The growing belief that a cautious eurozone recovery is under way was reinforced this week by the Organization for Economic Co-Operation and Development (OECD).

"Activity is likely to remain subdued in 2003, but could accelerate to….some 2 percent in 2004", the organization said in a survey.

A possible larger than forecast fall in oil prices and a faster easing of global uncertainty could both help boost consumer confidence and help domestic demand pick up, it said.

The organization's positive optimistic assessment coincided with a positive turn in business sentiment in Germany, the European Union's largest economy, where the Ifo business confidence index recorded this week a crucial third successive monthly rise.

The Ifo institute, based in Munich, which compiles the index, raised its 2004 growth forecast for Germany to 1.7 percent from a previous prediction of 1.5 percent, citing business' optimism in the beneficial impact of the government's planned tax and health reforms.

Still risks

However, the OECD warned that risks to economic growth still remained. Recovery would face "headwinds" for some time, the organization said. These include uncertainties about the U.S. upswing and a further appreciation of the euro.
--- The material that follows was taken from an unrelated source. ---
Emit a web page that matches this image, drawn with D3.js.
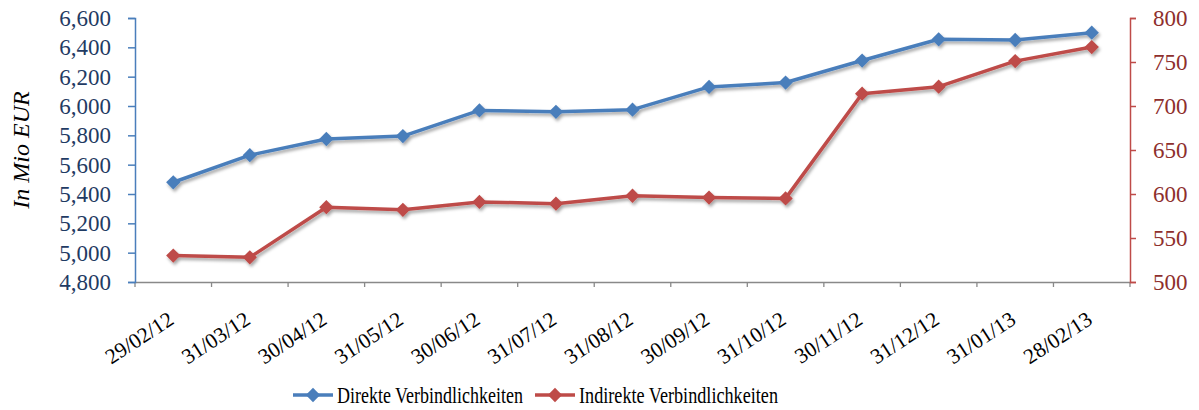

The mixed signals sent by the OECD coincided with positive, yet cautious signals in a survey by the European Commission, also released this month.
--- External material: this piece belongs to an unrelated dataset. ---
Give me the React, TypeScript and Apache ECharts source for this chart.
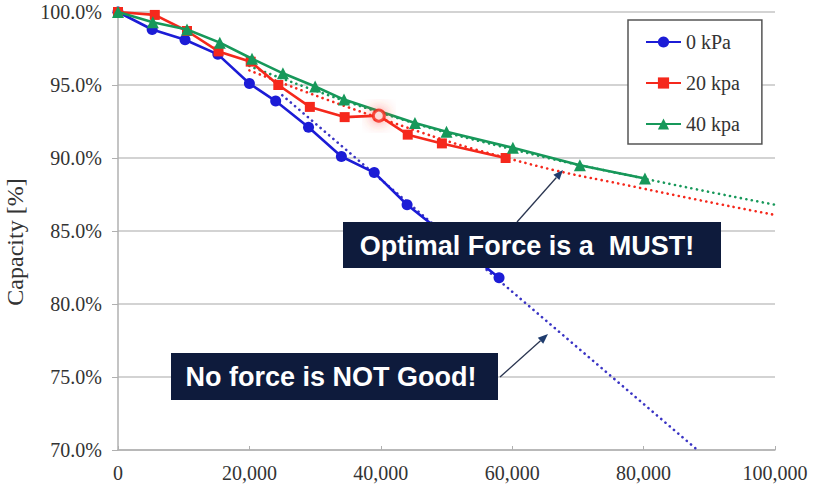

While consumer confidence rose in July, industrial confidence deteriorated slightly, the Commission said.

In addition, the eurozone purchasing managers' index, released on Friday, proved cautiously optimistic.

Manufacturers in the eurozone picked up new business in recent weeks, according to the survey.

The Reuters/NTC purchasing managers' index for the eurozone rose for the first time in five months in July, up to 48 points compared with 46.6 points in June. A score of 50 distinguishes expansion from contraction.

However, as output and new orders rose in several countries, it still continued to fall in others. In addition, manufacturers reported continued job losses in July as cost-cutting measures continued. The size of the workforce was hardest hit in the Netherlands and Germany.